Aim: The listing below begins with the first line you should copy; stop after the line containing "0.003, 0.001, 0.001, 0.001, 0.001];", and drop every picture.

···

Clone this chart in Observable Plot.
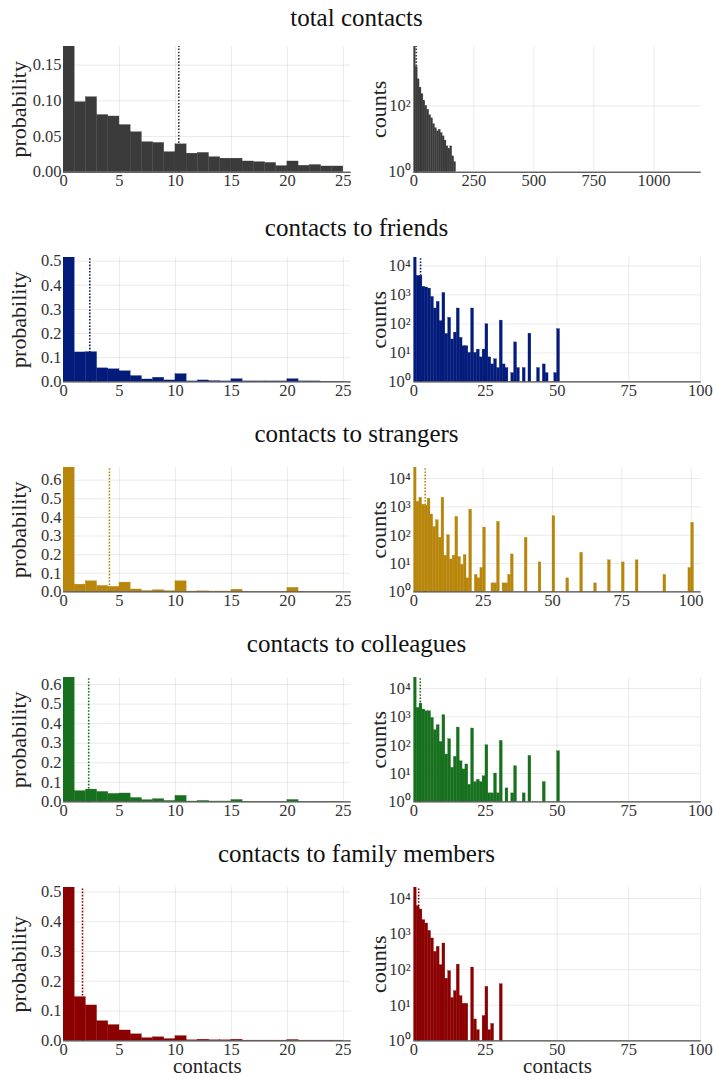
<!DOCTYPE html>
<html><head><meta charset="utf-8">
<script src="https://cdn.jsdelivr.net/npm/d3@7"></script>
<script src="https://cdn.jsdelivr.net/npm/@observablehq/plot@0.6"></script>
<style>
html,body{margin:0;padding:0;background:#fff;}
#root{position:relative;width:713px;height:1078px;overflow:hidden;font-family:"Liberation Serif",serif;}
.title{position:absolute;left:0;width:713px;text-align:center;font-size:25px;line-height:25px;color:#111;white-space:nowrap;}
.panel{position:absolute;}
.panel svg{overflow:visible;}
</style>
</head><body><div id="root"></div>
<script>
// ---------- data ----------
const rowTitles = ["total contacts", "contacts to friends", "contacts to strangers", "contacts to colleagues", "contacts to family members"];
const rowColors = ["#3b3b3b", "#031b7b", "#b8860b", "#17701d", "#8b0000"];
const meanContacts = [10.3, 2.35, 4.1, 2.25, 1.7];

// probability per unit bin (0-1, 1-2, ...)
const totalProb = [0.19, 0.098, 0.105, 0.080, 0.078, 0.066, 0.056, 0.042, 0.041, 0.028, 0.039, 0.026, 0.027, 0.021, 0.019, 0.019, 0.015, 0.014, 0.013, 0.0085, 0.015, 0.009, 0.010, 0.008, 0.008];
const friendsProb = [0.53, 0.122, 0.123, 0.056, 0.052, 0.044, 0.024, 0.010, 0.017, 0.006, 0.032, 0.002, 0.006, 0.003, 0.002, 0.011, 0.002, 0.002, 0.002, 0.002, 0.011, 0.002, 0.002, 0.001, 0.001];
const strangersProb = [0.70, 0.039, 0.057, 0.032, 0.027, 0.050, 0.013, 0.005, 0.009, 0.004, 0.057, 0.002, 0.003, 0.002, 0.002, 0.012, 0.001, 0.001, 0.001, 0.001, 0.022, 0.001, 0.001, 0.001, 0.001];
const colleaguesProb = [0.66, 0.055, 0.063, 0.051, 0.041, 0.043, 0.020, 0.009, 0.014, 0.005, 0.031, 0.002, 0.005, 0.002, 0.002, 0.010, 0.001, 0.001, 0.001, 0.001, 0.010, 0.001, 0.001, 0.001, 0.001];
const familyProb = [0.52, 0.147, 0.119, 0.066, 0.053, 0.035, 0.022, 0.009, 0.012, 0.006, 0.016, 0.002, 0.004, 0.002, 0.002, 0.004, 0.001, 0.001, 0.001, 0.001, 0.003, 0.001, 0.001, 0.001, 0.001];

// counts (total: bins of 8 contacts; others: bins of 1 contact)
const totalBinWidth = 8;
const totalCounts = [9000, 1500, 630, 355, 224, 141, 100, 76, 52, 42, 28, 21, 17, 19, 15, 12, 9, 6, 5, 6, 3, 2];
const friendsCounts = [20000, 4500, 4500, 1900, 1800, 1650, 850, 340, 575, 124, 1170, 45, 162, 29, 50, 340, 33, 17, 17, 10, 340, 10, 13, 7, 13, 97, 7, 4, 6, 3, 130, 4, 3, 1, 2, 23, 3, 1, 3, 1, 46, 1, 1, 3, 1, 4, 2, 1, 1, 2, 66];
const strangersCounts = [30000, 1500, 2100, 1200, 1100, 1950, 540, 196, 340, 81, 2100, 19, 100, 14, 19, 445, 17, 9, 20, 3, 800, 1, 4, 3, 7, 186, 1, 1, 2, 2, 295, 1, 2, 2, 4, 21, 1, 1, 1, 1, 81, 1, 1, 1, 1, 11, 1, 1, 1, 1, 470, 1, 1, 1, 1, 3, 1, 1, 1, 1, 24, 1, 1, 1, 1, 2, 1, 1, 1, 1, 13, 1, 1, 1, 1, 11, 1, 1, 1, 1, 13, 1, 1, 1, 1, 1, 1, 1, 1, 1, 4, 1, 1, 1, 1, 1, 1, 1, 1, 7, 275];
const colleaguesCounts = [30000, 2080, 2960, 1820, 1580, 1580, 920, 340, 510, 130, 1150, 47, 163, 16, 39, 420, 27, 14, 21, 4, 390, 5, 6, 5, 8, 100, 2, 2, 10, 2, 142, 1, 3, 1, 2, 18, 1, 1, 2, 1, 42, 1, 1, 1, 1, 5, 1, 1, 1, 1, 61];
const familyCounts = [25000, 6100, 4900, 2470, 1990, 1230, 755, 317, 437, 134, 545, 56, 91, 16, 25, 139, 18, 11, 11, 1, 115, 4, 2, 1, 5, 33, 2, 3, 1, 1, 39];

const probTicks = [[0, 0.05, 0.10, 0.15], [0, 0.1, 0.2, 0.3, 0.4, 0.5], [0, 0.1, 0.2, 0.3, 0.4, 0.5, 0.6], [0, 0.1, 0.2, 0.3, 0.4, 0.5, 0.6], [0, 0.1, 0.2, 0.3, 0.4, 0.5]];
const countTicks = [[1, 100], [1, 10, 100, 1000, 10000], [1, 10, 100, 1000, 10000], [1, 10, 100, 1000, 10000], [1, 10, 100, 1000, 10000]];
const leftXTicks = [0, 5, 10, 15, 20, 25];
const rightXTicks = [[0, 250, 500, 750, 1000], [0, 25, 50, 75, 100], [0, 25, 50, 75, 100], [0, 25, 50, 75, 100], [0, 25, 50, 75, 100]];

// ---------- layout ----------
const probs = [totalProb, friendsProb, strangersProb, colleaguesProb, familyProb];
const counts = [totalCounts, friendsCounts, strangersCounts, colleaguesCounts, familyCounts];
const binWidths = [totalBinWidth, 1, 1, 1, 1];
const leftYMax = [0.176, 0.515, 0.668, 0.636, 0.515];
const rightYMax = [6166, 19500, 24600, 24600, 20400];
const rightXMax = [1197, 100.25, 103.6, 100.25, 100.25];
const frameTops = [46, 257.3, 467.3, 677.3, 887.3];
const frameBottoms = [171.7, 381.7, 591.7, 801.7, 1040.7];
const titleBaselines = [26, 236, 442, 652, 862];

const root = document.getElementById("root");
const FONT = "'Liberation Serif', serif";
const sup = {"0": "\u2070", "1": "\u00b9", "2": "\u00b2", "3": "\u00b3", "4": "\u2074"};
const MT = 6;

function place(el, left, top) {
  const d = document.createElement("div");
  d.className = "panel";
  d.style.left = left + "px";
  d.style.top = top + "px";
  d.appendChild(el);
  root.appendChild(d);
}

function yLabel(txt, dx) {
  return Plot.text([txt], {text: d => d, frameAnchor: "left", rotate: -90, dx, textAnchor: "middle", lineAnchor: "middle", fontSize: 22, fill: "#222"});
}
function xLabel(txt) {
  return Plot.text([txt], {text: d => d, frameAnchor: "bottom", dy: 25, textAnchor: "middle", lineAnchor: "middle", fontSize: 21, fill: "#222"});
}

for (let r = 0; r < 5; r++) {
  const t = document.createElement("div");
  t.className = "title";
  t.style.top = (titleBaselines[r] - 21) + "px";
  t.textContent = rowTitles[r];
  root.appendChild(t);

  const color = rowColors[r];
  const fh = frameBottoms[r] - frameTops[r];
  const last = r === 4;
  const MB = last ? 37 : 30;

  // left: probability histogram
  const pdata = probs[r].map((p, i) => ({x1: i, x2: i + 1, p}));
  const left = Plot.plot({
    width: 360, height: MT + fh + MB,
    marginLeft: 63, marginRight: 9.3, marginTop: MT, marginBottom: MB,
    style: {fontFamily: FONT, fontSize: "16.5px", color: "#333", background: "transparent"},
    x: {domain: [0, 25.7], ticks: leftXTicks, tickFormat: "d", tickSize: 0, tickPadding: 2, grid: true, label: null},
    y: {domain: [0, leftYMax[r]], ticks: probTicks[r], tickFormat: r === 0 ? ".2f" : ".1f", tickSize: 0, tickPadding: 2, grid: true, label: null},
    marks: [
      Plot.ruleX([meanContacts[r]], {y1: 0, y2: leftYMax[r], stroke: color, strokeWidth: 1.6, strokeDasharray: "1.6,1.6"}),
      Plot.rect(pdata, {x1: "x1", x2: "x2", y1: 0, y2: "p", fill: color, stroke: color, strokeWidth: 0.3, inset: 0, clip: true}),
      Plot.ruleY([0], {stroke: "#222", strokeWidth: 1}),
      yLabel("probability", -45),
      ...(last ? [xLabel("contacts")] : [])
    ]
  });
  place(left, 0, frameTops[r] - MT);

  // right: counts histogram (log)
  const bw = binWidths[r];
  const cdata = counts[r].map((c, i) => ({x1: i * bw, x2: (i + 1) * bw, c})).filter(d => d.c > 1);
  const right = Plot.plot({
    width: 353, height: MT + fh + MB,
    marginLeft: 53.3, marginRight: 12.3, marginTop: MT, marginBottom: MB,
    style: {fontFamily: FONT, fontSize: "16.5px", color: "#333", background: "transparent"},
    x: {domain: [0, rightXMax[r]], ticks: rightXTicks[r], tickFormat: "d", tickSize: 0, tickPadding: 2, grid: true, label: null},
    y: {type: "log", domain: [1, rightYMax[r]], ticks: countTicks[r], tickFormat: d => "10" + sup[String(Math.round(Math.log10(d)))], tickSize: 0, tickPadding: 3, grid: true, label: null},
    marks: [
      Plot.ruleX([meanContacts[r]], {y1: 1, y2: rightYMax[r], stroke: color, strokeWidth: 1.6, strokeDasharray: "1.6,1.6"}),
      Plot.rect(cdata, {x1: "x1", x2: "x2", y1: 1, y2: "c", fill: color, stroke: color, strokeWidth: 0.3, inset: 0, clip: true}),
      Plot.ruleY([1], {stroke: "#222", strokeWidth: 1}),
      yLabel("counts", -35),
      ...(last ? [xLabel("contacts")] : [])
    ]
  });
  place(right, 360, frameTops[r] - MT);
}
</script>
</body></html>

···

Reply to the exercise:
Clone this chart in Observable Plot.
<!DOCTYPE html>
<html><head><meta charset="utf-8">
<script src="https://cdn.jsdelivr.net/npm/d3@7"></script>
<script src="https://cdn.jsdelivr.net/npm/@observablehq/plot@0.6"></script>
<style>
html,body{margin:0;padding:0;background:#fff;}
#root{position:relative;width:713px;height:1078px;overflow:hidden;font-family:"Liberation Serif",serif;}
.title{position:absolute;left:0;width:713px;text-align:center;font-size:25px;line-height:25px;color:#111;white-space:nowrap;}
.panel{position:absolute;}
.panel svg{overflow:visible;}
</style>
</head><body><div id="root"></div>
<script>
// ---------- data ----------
const rowTitles = ["total contacts", "contacts to friends", "contacts to strangers", "contacts to colleagues", "contacts to family members"];
const rowColors = ["#3b3b3b", "#031b7b", "#b8860b", "#17701d", "#8b0000"];
const meanContacts = [10.3, 2.35, 4.1, 2.25, 1.7];

// probability per unit bin (0-1, 1-2, ...)
const totalProb = [0.19, 0.098, 0.105, 0.080, 0.078, 0.066, 0.056, 0.042, 0.041, 0.028, 0.039, 0.026, 0.027, 0.021, 0.019, 0.019, 0.015, 0.014, 0.013, 0.0085, 0.015, 0.009, 0.010, 0.008, 0.008];
const friendsProb = [0.53, 0.122, 0.123, 0.056, 0.052, 0.044, 0.024, 0.010, 0.017, 0.006, 0.032, 0.002, 0.006, 0.003, 0.002, 0.011, 0.002, 0.002, 0.002, 0.002, 0.011, 0.002, 0.002, 0.001, 0.001];
const strangersProb = [0.70, 0.039, 0.057, 0.032, 0.027, 0.050, 0.013, 0.005, 0.009, 0.004, 0.057, 0.002, 0.003, 0.002, 0.002, 0.012, 0.001, 0.001, 0.001, 0.001, 0.022, 0.001, 0.001, 0.001, 0.001];
const colleaguesProb = [0.66, 0.055, 0.063, 0.051, 0.041, 0.043, 0.020, 0.009, 0.014, 0.005, 0.031, 0.002, 0.005, 0.002, 0.002, 0.010, 0.001, 0.001, 0.001, 0.001, 0.010, 0.001, 0.001, 0.001, 0.001];
const familyProb = [0.52, 0.147, 0.119, 0.066, 0.053, 0.035, 0.022, 0.009, 0.012, 0.006, 0.016, 0.002, 0.004, 0.002, 0.002, 0.004, 0.001, 0.001, 0.001, 0.001, 0.003, 0.001, 0.001, 0.001, 0.001];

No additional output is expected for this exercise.